Following developments in technology, healthcare, energy, finance, and consumer goods helps candidates build stronger commercial awareness.


Mistake #4: Weak Quantitative Skills

Many candidates underestimate the importance of numerical analysis.

Consultants frequently work with data.

Consequently, firms assess whether candidates can interpret numbers accurately and efficiently.

Common quantitative tasks include:

  • Market sizing
  • Growth calculations
  • Break-even analysis
  • Profitability calculations
  • Revenue projections

Candidates do not need advanced mathematics.

However, they must perform calculations quickly and accurately without relying on calculators.

Mental math remains one of the most overlooked aspects of consulting preparation.


Mistake #5: Failing to Communicate Clearly

Consulting is often described as a communication business disguised as an analytical business.

The most brilliant analysis has little value if it cannot be communicated effectively.

Many candidates think silently for long periods during interviews.

Others jump directly into answers without explaining their reasoning.

Neither approach works.

Interviewers need visibility into the candidate’s thought process.

Strong candidates communicate continuously.

They explain:

  • Their assumptions
  • Their reasoning
  • Their calculations
  • Their conclusions

This allows interviewers to follow their logic and assess their problem-solving ability.


Mistake #6: Treating the Interview as an Examination

Traditional education often rewards finding the correct answer.

Consulting interviews are different.

Interviewers are not searching for perfect answers.

They are searching for strong thinking.

Candidates who become obsessed with finding the “right answer” often become stressed and inflexible.

The strongest candidates remain curious.

They ask thoughtful questions.

They test hypotheses.

They adapt their thinking when new information emerges.

This mirrors how consultants operate with real clients.


Mistake #7: Neglecting the Personal Experience Interview

Many candidates devote all their preparation time to cases and neglect behavioral interviews.

This is a major mistake.

At firms such as McKinsey, personal experience interviews carry significant weight.

Interviewers evaluate:

  • Leadership
  • Teamwork
  • Resilience
  • Conflict management
  • Personal impact

Candidates should prepare detailed stories demonstrating these qualities.

Strong stories are specific, structured, and focused on measurable impact.

Generic responses rarely succeed.


What Top Candidates Do Differently

After observing thousands of consulting candidates worldwide, several patterns consistently emerge among successful applicants.

They Start Early

Top candidates rarely begin preparing a few weeks before interviews.

Many start months in advance.

This allows time for gradual improvement rather than last-minute cramming.


They Focus on Fundamentals

Rather than memorizing frameworks, successful candidates master:

  • Problem solving
  • Communication
  • Business concepts
  • Quantitative reasoning

These skills transfer across all case types.


They Seek Feedback

Practice without feedback has limited value.

Strong candidates actively seek constructive criticism.

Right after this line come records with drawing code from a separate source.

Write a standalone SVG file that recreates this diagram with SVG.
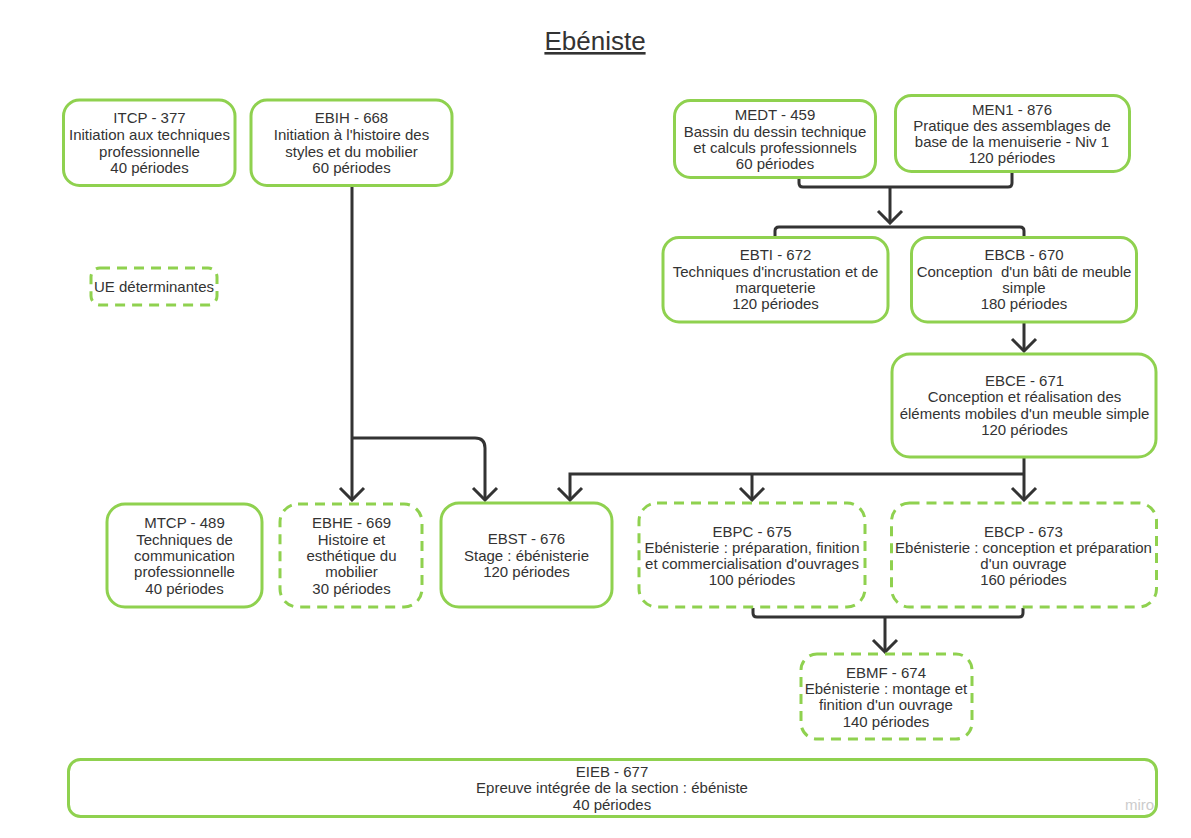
<svg xmlns="http://www.w3.org/2000/svg" width="1191" height="838" viewBox="0 0 1191 838">
<style>
  .box{fill:#ffffff;stroke:#8fd14f;stroke-width:3}
  .dash{fill:#ffffff;stroke:#8fd14f;stroke-width:3;stroke-dasharray:10 7}
  .t{font-family:"Liberation Sans",Arial,sans-serif;font-size:15px;fill:#333333;text-anchor:middle;white-space:pre}
  .title{font-family:"Liberation Sans",Arial,sans-serif;font-size:26px;fill:#333333;text-anchor:middle;text-decoration:underline}
  .wire{fill:none;stroke:#333333;stroke-width:3}
</style>
<defs>
  <marker id="arr" viewBox="-14 -14 16 28" refX="0" refY="0" markerWidth="16" markerHeight="28" markerUnits="userSpaceOnUse" orient="auto">
    <path d="M -12 -12 L 0 0 L -12 12" fill="none" stroke="#333333" stroke-width="3"/>
  </marker>
</defs>
<rect width="1191" height="838" fill="#ffffff"/>
<text class="title" x="595" y="50">Ebéniste</text>

<g id="connectors">
  <path class="wire" d="M 799 179 V 183 Q 799 187 803 187 H 1008 Q 1012 187 1012 183 V 173"/>
  <path class="wire" d="M 890 187 V 223" marker-end="url(#arr)"/>
  <path class="wire" d="M 775 236 V 231 Q 775 227 779 227 H 1020 Q 1024 227 1024 231 V 236"/>
  <path class="wire" d="M 1024 323 V 351" marker-end="url(#arr)"/>
  <path class="wire" d="M 1024 458 V 500" marker-end="url(#arr)"/>
  <path class="wire" d="M 1024 474 H 570 V 500" marker-end="url(#arr)"/>
  <path class="wire" d="M 752 474 V 500" marker-end="url(#arr)"/>
  <path class="wire" d="M 352 186 V 500" marker-end="url(#arr)"/>
  <path class="wire" d="M 352 438 H 475 Q 485 438 485 448 V 500" marker-end="url(#arr)"/>
  <path class="wire" d="M 753 608 V 613 Q 753 617 757 617 H 1019 Q 1023 617 1023 613 V 608"/>
  <path class="wire" d="M 885 617 V 652" marker-end="url(#arr)"/>
</g>

<g id="ITCP">
  <rect class="box" x="63.5" y="100" width="171.5" height="85.5" rx="16"/>
  <text class="t" x="149.5" y="123">ITCP - 377</text>
  <text class="t" x="149.5" y="140">Initiation aux techniques</text>
  <text class="t" x="149.5" y="157">professionnelle</text>
  <text class="t" x="149.5" y="173">40 périodes</text>
</g>
<g id="EBIH">
  <rect class="box" x="251" y="100" width="201" height="85.5" rx="16"/>
  <text class="t" x="351.5" y="123">EBIH - 668</text>
  <text class="t" x="351.5" y="140">Initiation à l'histoire des</text>
  <text class="t" x="351.5" y="157">styles et du mobilier</text>
  <text class="t" x="351.5" y="173">60 périodes</text>
</g>
<g id="MEDT">
  <rect class="box" x="674.5" y="100.5" width="201" height="77" rx="16"/>
  <text class="t" x="775" y="120">MEDT - 459</text>
  <text class="t" x="775" y="137">Bassin du dessin technique</text>
  <text class="t" x="775" y="153">et calculs professionnels</text>
  <text class="t" x="775" y="169">60 périodes</text>
</g>
<g id="MEN1">
  <rect class="box" x="895.5" y="95.5" width="234" height="76" rx="16"/>
  <text class="t" x="1012" y="115">MEN1 - 876</text>
  <text class="t" x="1012" y="131">Pratique des assemblages de</text>
  <text class="t" x="1012" y="147">base de la menuiserie - Niv 1</text>
  <text class="t" x="1012" y="163">120 périodes</text>
</g>
<g id="EBTI">
  <rect class="box" x="663" y="237.5" width="225" height="84.5" rx="16"/>
  <text class="t" x="775.5" y="260">EBTI - 672</text>
  <text class="t" x="775.5" y="277">Techniques d'incrustation et de</text>
  <text class="t" x="775.5" y="293">marqueterie</text>
  <text class="t" x="775.5" y="309">120 périodes</text>
</g>
<g id="EBCB">
  <rect class="box" x="911.5" y="237.5" width="225" height="84.5" rx="16"/>
  <text class="t" x="1024" y="260">EBCB - 670</text>
  <text class="t" x="1024" y="277">Conception  d'un bâti de meuble</text>
  <text class="t" x="1024" y="293">simple</text>
  <text class="t" x="1024" y="309">180 périodes</text>
</g>
<g id="EBCE">
  <rect class="box" x="892" y="354" width="264" height="103" rx="18"/>
  <text class="t" x="1024.5" y="386">EBCE - 671</text>
  <text class="t" x="1024.5" y="402">Conception et réalisation des</text>
  <text class="t" x="1024.5" y="419">éléments mobiles d'un meuble simple</text>
  <text class="t" x="1024.5" y="435">120 périodes</text>
</g>
<g id="UE">
  <rect class="dash" x="91" y="268" width="126" height="37" rx="9"/>
  <text class="t" x="154" y="292">UE déterminantes</text>
</g>
<g id="MTCP">
  <rect class="box" x="107" y="504" width="155" height="103" rx="18"/>
  <text class="t" x="184.5" y="528">MTCP - 489</text>
  <text class="t" x="184.5" y="545">Techniques de</text>
  <text class="t" x="184.5" y="561">communication</text>
  <text class="t" x="184.5" y="577">professionnelle</text>
  <text class="t" x="184.5" y="594">40 périodes</text>
</g>
<g id="EBHE">
  <rect class="dash" x="280" y="504" width="142" height="103" rx="18"/>
  <text class="t" x="351.5" y="528">EBHE - 669</text>
  <text class="t" x="351.5" y="545">Histoire et</text>
  <text class="t" x="351.5" y="561">esthétique du</text>
  <text class="t" x="351.5" y="577">mobilier</text>
  <text class="t" x="351.5" y="594">30 périodes</text>
</g>
<g id="EBST">
  <rect class="box" x="441" y="503" width="171" height="104" rx="18"/>
  <text class="t" x="526.5" y="544">EBST - 676</text>
  <text class="t" x="526.5" y="561">Stage : ébénisterie</text>
  <text class="t" x="526.5" y="577">120 périodes</text>
</g>
<g id="EBPC">
  <rect class="dash" x="639" y="503" width="226" height="104" rx="18"/>
  <text class="t" x="752" y="537">EBPC - 675</text>
  <text class="t" x="752" y="553">Ebénisterie : préparation, finition</text>
  <text class="t" x="752" y="569">et commercialisation d'ouvrages</text>
  <text class="t" x="752" y="585">100 périodes</text>
</g>
<g id="EBCP">
  <rect class="dash" x="891.5" y="503" width="265" height="104" rx="18"/>
  <text class="t" x="1023.5" y="537">EBCP - 673</text>
  <text class="t" x="1023.5" y="553">Ebénisterie : conception et préparation</text>
  <text class="t" x="1023.5" y="569">d'un ouvrage</text>
  <text class="t" x="1023.5" y="585">160 périodes</text>
</g>
<g id="EBMF">
  <rect class="dash" x="801" y="654" width="171" height="85" rx="16"/>
  <text class="t" x="886" y="678">EBMF - 674</text>
  <text class="t" x="886" y="694">Ebénisterie : montage et</text>
  <text class="t" x="886" y="710">finition d'un ouvrage</text>
  <text class="t" x="886" y="727">140 périodes</text>
</g>
<g id="EIEB">
  <rect class="box" x="68.5" y="759.5" width="1088" height="57" rx="12"/>
  <text class="t" x="612" y="777">EIEB - 677</text>
  <text class="t" x="612" y="793">Epreuve intégrée de la section : ébéniste</text>
  <text class="t" x="612" y="810">40 périodes</text>
</g>
<text x="1125" y="810" font-family="'Liberation Sans',Arial,sans-serif" font-size="15" fill="#cccccc">miro</text>
</svg>
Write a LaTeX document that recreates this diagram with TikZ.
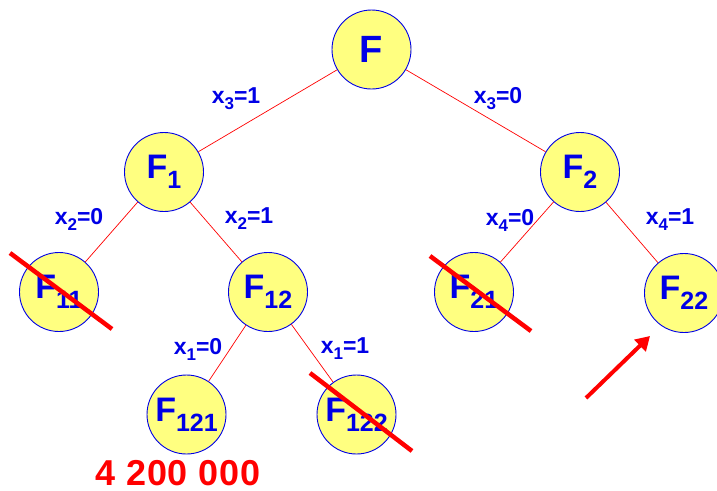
\documentclass[tikz,border=0pt]{standalone}
\usepackage{fontspec}
\setmainfont{Liberation Sans}
\usetikzlibrary{arrows.meta}
\definecolor{nodeyellow}{RGB}{255,255,128}
\definecolor{nodeblue}{RGB}{0,0,230}
\definecolor{linered}{RGB}{255,0,0}
\newcommand{\nlab}[1]{\fontsize{34}{34}\selectfont\bfseries F\raisebox{-10pt}{\fontsize{25}{25}\selectfont #1}}
\newcommand{\elab}[3]{\fontsize{23}{23}\selectfont\bfseries #1\raisebox{-6pt}{\fontsize{17}{17}\selectfont #2}=#3}
\begin{document}
\begin{tikzpicture}[x=1pt,y=-1pt,
  tnode/.style={circle,draw=nodeblue,line width=0.9pt,fill=nodeyellow,minimum size=79pt,inner sep=0pt,text=nodeblue},
  edge/.style={draw=linered,line width=0.7pt},
  elabel/.style={text=nodeblue,inner sep=0pt},
  strike/.style={draw=linered,line width=4.5pt},
  bigarrow/.style={draw=linered,line width=4pt,-{Triangle[length=14pt,width=16pt]}}]
\useasboundingbox (0,0) rectangle (717,490);
\node[tnode] (F) at (371.5,49.5) {\fontsize{38}{38}\selectfont\bfseries F};
\node[tnode] (F1) at (164,172) {\nlab{1}};
\node[tnode] (F2) at (580,172) {\nlab{2}};
\node[tnode] (F11) at (59,292) {\nlab{11}};
\node[tnode] (F12) at (268,292) {\nlab{12}};
\node[tnode] (F21) at (474,292) {\nlab{21}};
\node[tnode] (F22) at (684,293) {\nlab{22}};
\node[tnode] (F121) at (186.5,414.5) {\nlab{121}};
\node[tnode] (F122) at (356.5,414.5) {\nlab{122}};
\draw[edge] (F) -- (F1);
\draw[edge] (F) -- (F2);
\draw[edge] (F1) -- (F11);
\draw[edge] (F1) -- (F12);
\draw[edge] (F2) -- (F21);
\draw[edge] (F2) -- (F22);
\draw[edge] (F12) -- (F121);
\draw[edge] (F12) -- (F122);
\node[elabel] (l31) at (236,99) {\elab{x}{3}{1}};
\node[elabel] (l30) at (498,99) {\elab{x}{3}{0}};
\node[elabel] (l20) at (79,219) {\elab{x}{2}{0}};
\node[elabel] (l21) at (249,219) {\elab{x}{2}{1}};
\node[elabel] (l40) at (510,220) {\elab{x}{4}{0}};
\node[elabel] (l41) at (670,220) {\elab{x}{4}{1}};
\node[elabel] (l10) at (198,349) {\elab{x}{1}{0}};
\node[elabel] (l11) at (345,349) {\elab{x}{1}{1}};
\coordinate (s1a) at (10,253); \coordinate (s1b) at (112,329);
\coordinate (s2a) at (430,256); \coordinate (s2b) at (531,331);
\coordinate (s3a) at (310,373); \coordinate (s3b) at (412,451);
\draw[strike] (s1a) -- (s1b);
\draw[strike] (s2a) -- (s2b);
\draw[strike] (s3a) -- (s3b);
\coordinate (atail) at (586,398);
\coordinate (ahead) at (650,336);
\draw[bigarrow] (atail) -- (ahead);
\node[text=linered,inner sep=0pt,text depth=0pt,anchor=base] (count) at (178,485) {\fontsize{36}{36}\selectfont\bfseries\addfontfeature{LetterSpace=2} 4 200 000};
\end{tikzpicture}
\end{document}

They identify weaknesses early and address them systematically.

Continuous improvement becomes part of their preparation process.


They Develop Business Curiosity

Successful candidates are genuinely interested in business.

They regularly follow:

  • Market trends
  • Corporate strategy
  • Industry developments
  • Economic news

This knowledge improves both case performance and interview discussions.


How Many Cases Should You Practice?

There is no universal number.

However, most successful candidates complete between 30 and 70 live practice cases before interviewing.

The exact number matters less than the quality of practice.

A candidate who completes 40 cases with detailed feedback often performs better than someone who rushes through 100 cases without reflection.

The objective is deliberate practice, not volume alone.


A Practical Preparation Plan

Phase 1: Learn the Fundamentals

Duration: 2–3 weeks

Focus on:

  • Consulting industry basics
  • Business concepts
  • Case interview structure
  • Mental math

Phase 2: Structured Practice

Duration: 4–6 weeks

Focus on:

  • Live case practice
  • Market sizing
  • Data interpretation
  • Communication skills

Aim for multiple cases per week.


Phase 3: Advanced Refinement

Duration: 2–4 weeks

Focus on:

  • Difficult cases
  • Personal experience interviews
  • Mock interviews
  • Targeted improvement areas

At this stage, candidates should simulate real interview conditions as closely as possible.


Why Consulting Preparation Is Different in the Middle East

Candidates targeting consulting firms in the Middle East face unique opportunities.

The region continues to experience significant growth in:

  • Public sector transformation
  • Economic diversification
  • Infrastructure development
  • Technology adoption
  • Sustainability initiatives

As a result, consulting firms continue to expand hiring across Saudi Arabia, the UAE, Qatar, and other regional markets.

However, competition has also increased dramatically.

Students from leading regional and international universities now compete for a limited number of highly selective positions.

Preparation has become more important than ever.


Final Thoughts

The belief that consulting interviews are impossible is one of the biggest myths in recruitment.

Most candidates who fail are not rejected because they lack intelligence.

They are rejected because they prepare inefficiently.

They memorize instead of thinking.

They read instead of practicing.

They focus on frameworks instead of fundamentals.

Consulting firms are looking for future problem-solvers, communicators, and leaders—not walking textbooks.

Candidates who develop structured thinking, strong communication skills, business judgment, and consistent practice habits place themselves in the strongest position to succeed.

The reality is simple: consulting interviews are difficult, but they are learnable.

Those who prepare strategically and persistently can dramatically improve their chances of securing offers from the world’s most prestigious consulting firms.